BERLIN (Reuters) - A 50-year-old Afghan-German dual national who worked for the German military was detained on Tuesday on suspicion of passing data to an Iranian intelligence agency, Germany’s federal prosecutor’s office said on Tuesday.
The suspect, identified only as Abdul Hamid S., went before a judge on Tuesday, who ordered him to remain in custody while the investigation continued.
“Abdul Hamid S. is strongly suspected of having worked for a foreign intelligence agency. The suspect was a language expert and cultural adviser for the Bundeswehr (German armed forces). In this capacity, he is believed to have passed insights to an Iranian intelligence agency,” the prosecutor’s office said in a statement.
The German defense ministry said it was aware of an espionage case involving a member of the military, but gave no further details.

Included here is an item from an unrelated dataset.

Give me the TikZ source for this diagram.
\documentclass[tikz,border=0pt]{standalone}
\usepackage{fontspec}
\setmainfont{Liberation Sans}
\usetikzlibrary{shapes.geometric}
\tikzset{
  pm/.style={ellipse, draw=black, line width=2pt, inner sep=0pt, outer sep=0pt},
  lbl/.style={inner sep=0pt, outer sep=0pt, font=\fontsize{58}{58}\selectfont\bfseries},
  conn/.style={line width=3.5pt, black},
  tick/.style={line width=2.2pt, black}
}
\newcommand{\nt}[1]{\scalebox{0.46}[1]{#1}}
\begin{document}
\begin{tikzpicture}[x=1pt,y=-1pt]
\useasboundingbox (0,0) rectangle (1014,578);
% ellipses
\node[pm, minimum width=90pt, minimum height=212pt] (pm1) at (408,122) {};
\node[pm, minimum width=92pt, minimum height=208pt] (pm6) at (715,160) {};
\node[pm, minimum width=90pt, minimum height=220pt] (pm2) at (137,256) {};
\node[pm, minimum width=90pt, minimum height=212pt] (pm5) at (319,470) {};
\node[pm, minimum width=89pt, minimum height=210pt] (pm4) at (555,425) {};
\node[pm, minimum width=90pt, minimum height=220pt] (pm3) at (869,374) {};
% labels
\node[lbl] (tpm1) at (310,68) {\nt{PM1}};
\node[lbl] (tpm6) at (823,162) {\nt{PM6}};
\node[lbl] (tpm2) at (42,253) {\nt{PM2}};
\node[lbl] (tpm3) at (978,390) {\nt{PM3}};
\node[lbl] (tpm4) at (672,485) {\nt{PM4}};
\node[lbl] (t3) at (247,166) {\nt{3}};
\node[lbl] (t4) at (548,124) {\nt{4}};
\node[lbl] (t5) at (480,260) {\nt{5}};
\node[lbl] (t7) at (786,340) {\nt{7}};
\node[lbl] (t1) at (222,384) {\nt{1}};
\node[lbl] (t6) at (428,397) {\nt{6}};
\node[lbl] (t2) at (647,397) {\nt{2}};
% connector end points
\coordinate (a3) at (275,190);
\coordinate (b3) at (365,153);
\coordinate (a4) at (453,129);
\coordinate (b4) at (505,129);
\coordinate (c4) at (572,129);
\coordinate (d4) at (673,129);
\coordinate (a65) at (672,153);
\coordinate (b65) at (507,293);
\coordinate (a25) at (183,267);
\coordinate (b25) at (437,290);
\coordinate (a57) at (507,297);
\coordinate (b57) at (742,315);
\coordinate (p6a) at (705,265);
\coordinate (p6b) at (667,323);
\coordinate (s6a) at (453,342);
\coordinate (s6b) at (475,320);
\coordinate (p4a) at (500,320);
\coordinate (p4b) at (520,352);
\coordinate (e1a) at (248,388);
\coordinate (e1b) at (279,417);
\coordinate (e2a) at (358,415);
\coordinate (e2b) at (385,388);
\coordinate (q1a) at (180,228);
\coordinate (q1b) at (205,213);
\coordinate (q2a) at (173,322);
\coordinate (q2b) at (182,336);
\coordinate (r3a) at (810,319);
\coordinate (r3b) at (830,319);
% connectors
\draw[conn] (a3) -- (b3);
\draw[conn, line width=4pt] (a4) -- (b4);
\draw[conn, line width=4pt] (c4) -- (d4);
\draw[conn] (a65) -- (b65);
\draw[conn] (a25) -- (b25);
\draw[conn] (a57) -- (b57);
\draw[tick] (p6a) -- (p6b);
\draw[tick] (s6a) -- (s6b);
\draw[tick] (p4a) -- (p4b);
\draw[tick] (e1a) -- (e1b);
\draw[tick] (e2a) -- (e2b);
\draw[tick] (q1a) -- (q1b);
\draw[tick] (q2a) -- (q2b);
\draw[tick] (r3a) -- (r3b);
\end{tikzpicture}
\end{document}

German news magazine Der Spiegel reported that the suspect had access to sensitive information, including possible data on troop deployments in Afghanistan.
The German military often uses native-born interpreters to accompany troops on patrol in Afghanistan.

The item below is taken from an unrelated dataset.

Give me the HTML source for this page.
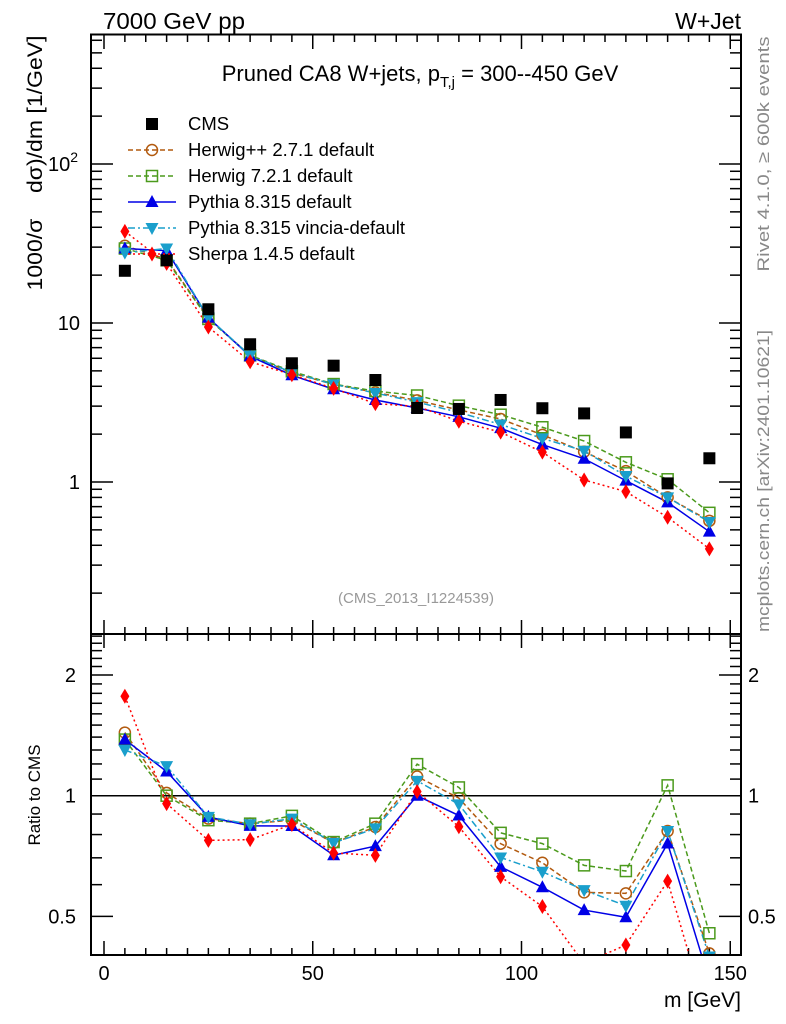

A German government source said the case was viewed very seriously, coming shortly after other espionage cases linked to Iran that last week prompted the European Union to add the names of two Iranians and an Iranian intelligence unit to its terrorist list.

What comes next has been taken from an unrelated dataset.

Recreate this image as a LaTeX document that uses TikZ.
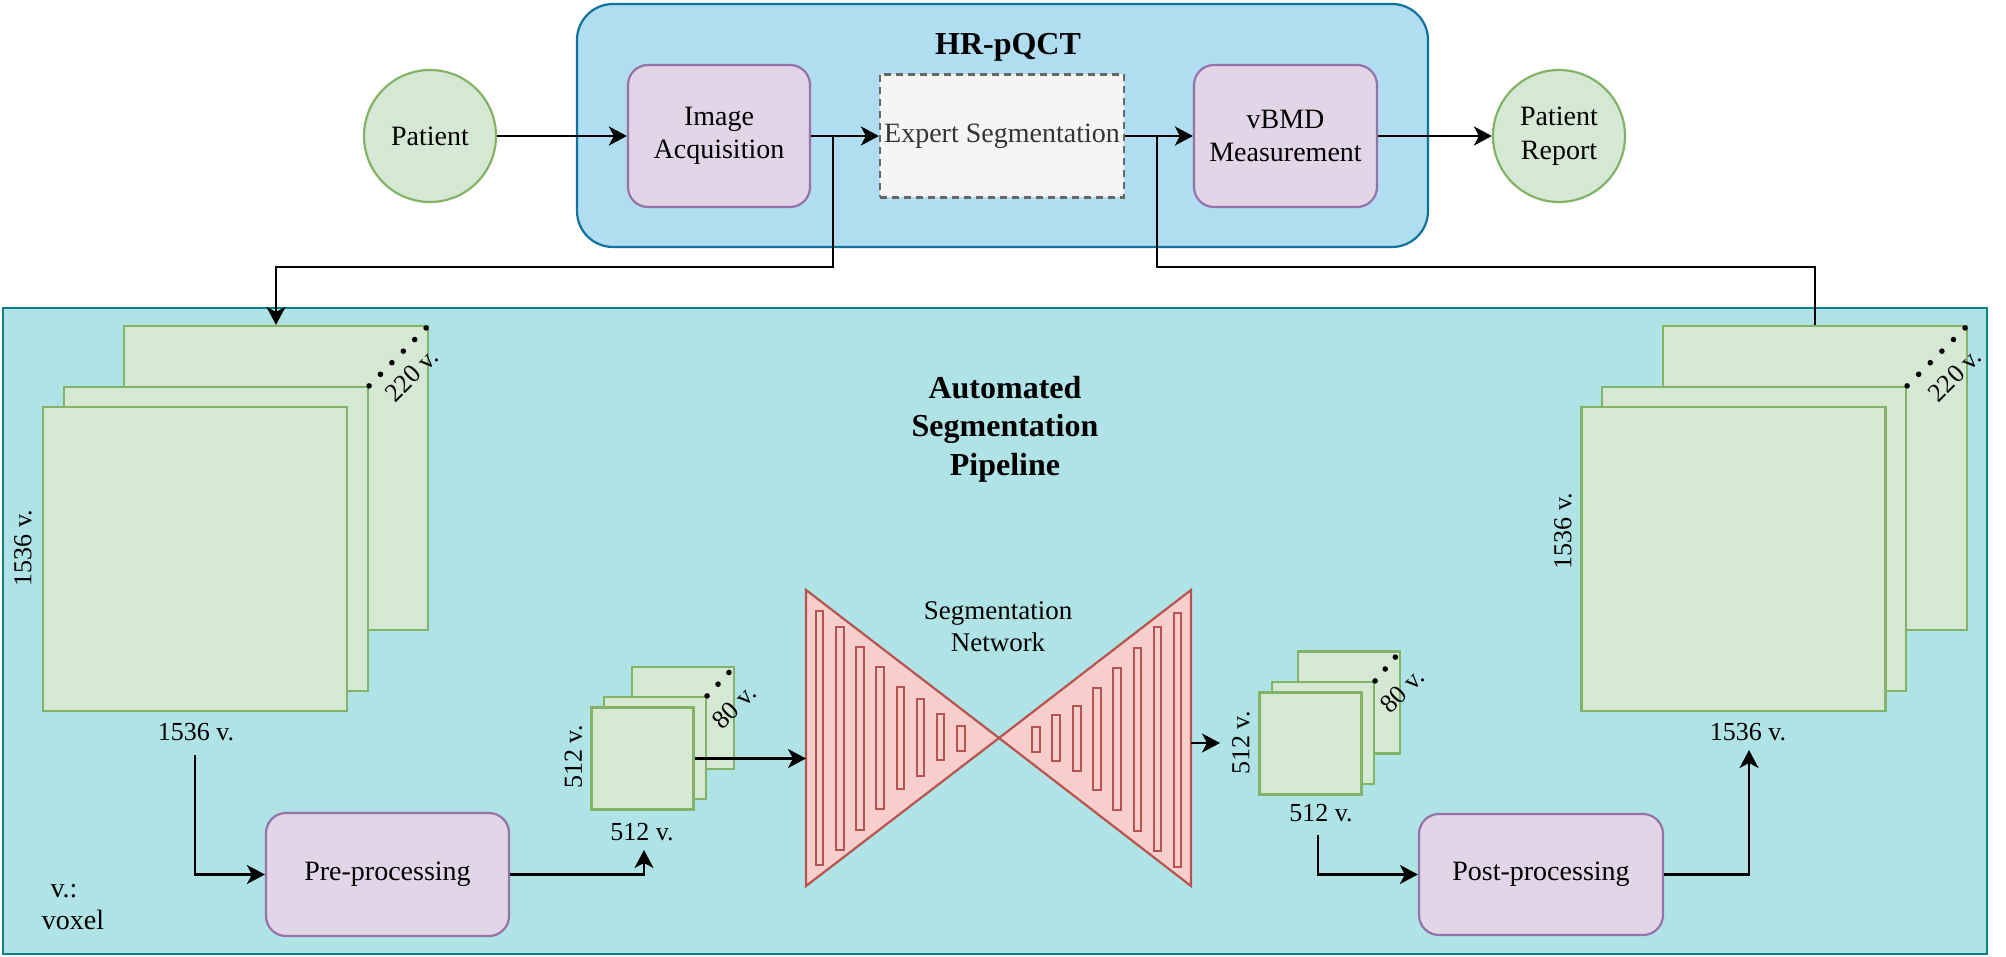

“It has been made unmistakably clear to the Iranian side repeatedly that such unacceptable behavior will have consequences,” the German foreign ministry said at the time.
Cornelius Adebahr, an analyst with the German Council on Foreign Relations, said the case underscored Iran’s continued activities against Germany and the West.
“This cannot just be shrugged off. It makes clear Iran is a country with hostile intentions that is spying against us,” he said. “Despite Europe’s interest in maintaining the 2015 nuclear accord, this is not a relationship among friends or allies.”
Allegations of espionage by Iran come at a particularly sensitive time for Germany, which is battling along with other European countries to preserve the 2015 nuclear deal after Washington’s unilateral decision to pull out.
In July, Germany’s domestic intelligence agency reported that Iran had expanded its cyber attack capabilities and posed a danger to German companies and research institutions.
In January, the foreign ministry summoned Iran’s ambassador over what it said was Tehran spying on individuals and groups with close ties to Israel.